Nous avons été témoins que les orientations de ces Conférences ont eu un écho depuis les assemblées nationales ou régionales jusqu’aux plus petites communautés rurales ou périphériques et dans les congrégations masculines et féminines. Ce va-et-vient entre les orientations des Conférences générales et la vie des Églises locales témoignait du processus et de l’esprit synodal déjà à l’œuvre à tous les niveaux.

Ceux et celles qui étaient jusque-là considérés comme n’ayant rien à dire dans l’Église et rien à faire dans la société, sinon travailler et obéir, ont osé s’exprimer, transmettant ainsi un savoir, une manière d’être et de vivre la foi au Christ que bien peu connaissaient.

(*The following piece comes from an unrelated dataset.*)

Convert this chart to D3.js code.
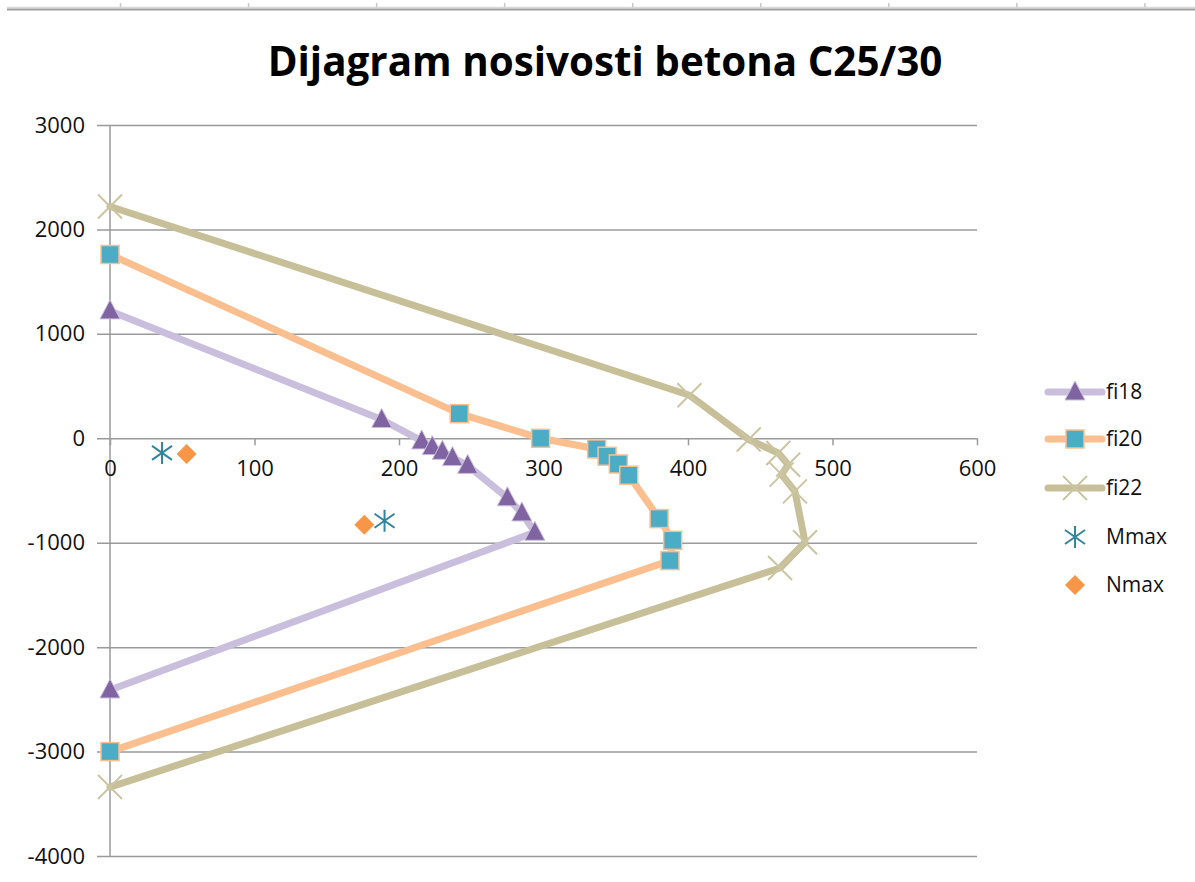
<!DOCTYPE html>
<html><head><meta charset="utf-8">
<script src="https://cdn.jsdelivr.net/npm/d3@7/dist/d3.min.js"></script>
<style>body{margin:0;background:#fff;} svg{display:block;}</style>
</head><body><svg id="c" width="1195" height="882"></svg>
<script>
const title = "Dijagram nosivosti betona C25/30";
const xTicks = [0,100,200,300,400,500,600];
const yTicks = [3000,2000,1000,0,-1000,-2000,-3000,-4000];
const fi18M = [0,188,215.7,223,230,237,247.5,275,285,294,0];
const fi18N = [1220,180,-25,-80,-125,-185,-260,-570,-715,-900,-2410];
const fi20M = [0,241.7,298,336.8,344,351.8,359,380,389.4,387.5,0];
const fi20N = [1760,236,0,-102,-172,-246,-354,-769,-977,-1171,-3000];
const fi22M = [0,401,442,462.5,469.3,464.8,474,481,463.7,0];
const fi22N = [2220,412,-12,-141,-253,-348,-508,-995,-1242,-3340];
const mmaxM = [36,190];
const mmaxN = [-140,-790];
const nmaxM = [53,176];
const nmaxN = [-150,-827];
const legendNames = ["fi18","fi20","fi22","Mmax","Nmax"];

const svg = d3.select("#c");
const F = "'Open Sans', 'Noto Sans', sans-serif";
const x = d3.scaleLinear().domain([0,600]).range([110,977]);
const y = d3.scaleLinear().domain([-4000,3000]).range([856,125]);
const fmt = d => String(d);

// spreadsheet header remnant
svg.append("line").attr("x1",7).attr("x2",1195).attr("y1",7.5).attr("y2",7.5).attr("stroke","#d8d8d8").attr("stroke-width",1.5);
svg.append("line").attr("x1",7).attr("x2",1195).attr("y1",9.5).attr("y2",9.5).attr("stroke","#a0a0a0").attr("stroke-width",2);
d3.range(9).forEach(i=>{
  const xx = 120.5 + i*128.05;
  svg.append("line").attr("x1",xx).attr("x2",xx).attr("y1",3).attr("y2",7).attr("stroke","#c8c8c8").attr("stroke-width",1.5);
});

// title
const t = svg.append("text").attr("x",605).attr("y",76).attr("text-anchor","middle")
  .attr("font-family",F).attr("font-weight","bold").attr("font-size",36).attr("fill","#000").text(title);
const w = t.node().getComputedTextLength();
t.attr("font-size", 36*675/w);

// y axis with gridlines
const gy = svg.append("g").attr("transform","translate(110,0)")
  .call(d3.axisLeft(y).tickValues(yTicks).tickFormat(fmt).tickSize(-(977-110)).tickSizeOuter(0).tickPadding(25));
gy.select(".domain").remove();
gy.selectAll(".tick line").attr("x1",-13).attr("stroke","#9a9a9a").attr("stroke-width",1.5);
gy.selectAll(".tick text").attr("font-family",F).attr("font-size",22).attr("fill","#111").attr("x",-25);
svg.append("line").attr("x1",110).attr("x2",110).attr("y1",y(3000)).attr("y2",y(-4000)).attr("stroke","#9a9a9a").attr("stroke-width",1.5);

// x axis at y=0
const gx = svg.append("g").attr("transform",`translate(0,${y(0)})`)
  .call(d3.axisBottom(x).tickValues(xTicks).tickFormat(fmt).tickSize(7).tickSizeOuter(0).tickPadding(15));
gx.select(".domain").remove();
gx.selectAll(".tick line").attr("stroke","#9a9a9a").attr("stroke-width",1.5);
gx.selectAll(".tick text").attr("font-family",F).attr("font-size",22).attr("fill","#111");

const line = d3.line().x(d=>x(d[0])).y(d=>y(d[1]));
const series = [
  {name:"fi18", M:fi18M, N:fi18N, lc:"#c9bedc", mk:"tri"},
  {name:"fi20", M:fi20M, N:fi20N, lc:"#fbbf8f", mk:"sq"},
  {name:"fi22", M:fi22M, N:fi22N, lc:"#c6bf98", mk:"x"}
];
function marker(g, type, cx, cy){
  if(type==="tri"){
    g.append("path").attr("d",`M${cx},${cy-11}L${cx+10},${cy+8}L${cx-10},${cy+8}Z`).attr("fill","#8064a2").attr("stroke","#c9bedc").attr("stroke-width",1);
  } else if(type==="sq"){
    g.append("rect").attr("x",cx-9).attr("y",cy-9).attr("width",18).attr("height",18).attr("fill","#4bacc6").attr("stroke","#fbbf8f").attr("stroke-width",1.5);
  } else if(type==="x"){
    g.append("path").attr("d",`M${cx-12},${cy-12}L${cx+12},${cy+12}M${cx-12},${cy+12}L${cx+12},${cy-12}`).attr("stroke","#cbc5a2").attr("stroke-width",2);
  } else if(type==="ast"){
    g.append("path").attr("d",`M${cx},${cy-11}L${cx},${cy+11}M${cx-10},${cy-7}L${cx+10},${cy+7}M${cx-10},${cy+7}L${cx+10},${cy-7}`).attr("stroke","#31859c").attr("stroke-width",2);
  } else if(type==="dia"){
    g.append("path").attr("d",`M${cx},${cy-10}L${cx+10},${cy}L${cx},${cy+10}L${cx-10},${cy}Z`).attr("fill","#f79646");
  }
}
series.forEach(s=>{
  const pts = s.M.map((m,i)=>[m,s.N[i]]);
  svg.append("path").datum(pts).attr("d",line).attr("fill","none").attr("stroke",s.lc)
    .attr("stroke-width",7).attr("stroke-linejoin","round").attr("stroke-linecap","round");
});
series.forEach(s=>{
  const g = svg.append("g");
  s.M.forEach((m,i)=>marker(g,s.mk,x(m),y(s.N[i])));
});
const gp = svg.append("g");
mmaxM.forEach((m,i)=>marker(gp,"ast",x(m),y(mmaxN[i])));
nmaxM.forEach((m,i)=>marker(gp,"dia",x(m),y(nmaxN[i])));

// legend
const legY = [392,439,488,537,585];
const legMk = ["tri","sq","x","ast","dia"];
const legLc = ["#c9bedc","#fbbf8f","#c6bf98",null,null];
legendNames.forEach((n,i)=>{
  const g = svg.append("g");
  if(legLc[i]) g.append("line").attr("x1",1048).attr("x2",1102).attr("y1",legY[i]).attr("y2",legY[i]).attr("stroke",legLc[i]).attr("stroke-width",7).attr("stroke-linecap","round");
  marker(g,legMk[i],1075,legY[i]);
  g.append("text").attr("x",1106).attr("y",legY[i]).attr("dy","0.35em").attr("font-family",F).attr("font-size",21).attr("fill","#111").text(n);
});
</script></body></html>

Bien sûr, cette démarche n’a pas été unanimement reçue. Des incompréhensions, de vives résistances même, se sont manifestées et se manifestent encore, en raison des craintes liées à une perte de pouvoir des clercs ou à un questionnement social et politique que les laïcs présents dans tous ces conseils faisaient émerger. Beaucoup d’hommes et de femmes engagés dans ce processus ont subi toutes sortes de pressions et persécutions. Certains ont perdu la vie ; quelques-uns, depuis, sont reconnus comme martyrs de la foi. Reste que cette dynamique a permis de modifier les manières d’être chrétien dans un continent déchiré par les injustices, les dictatures et les racismes, les structures de péché, comme le disait St Jean Paul II.

À la veille de l’assemblée synodale que vous avez convoquée, nous souhaitions vous partager notre humble expérience. Nous sommes convaincus que faire advenir le Royaume de Dieu, contribuer à la reconnaissance de l’égale dignité de toute personne et mettre en pratique l’option pour les pauvres, constituent les fondements du savoir-être et agir dont nous avons été, comme vous, les témoins et, à notre mesure, les artisans, en Amérique latine. Ce socle peut, selon nous, donner du souffle à des Églises gagnées par une réelle inquiétude pour l’avenir, mais dont les forces vitales n’ont peut-être pas encore été éveillées, par préjugés ou manque de repères.

Nous vous présentons, cher pape François, tous nos vœux pour ce Synode auquel nous avons le désir de contribuer au moins par cette réflexion partagée.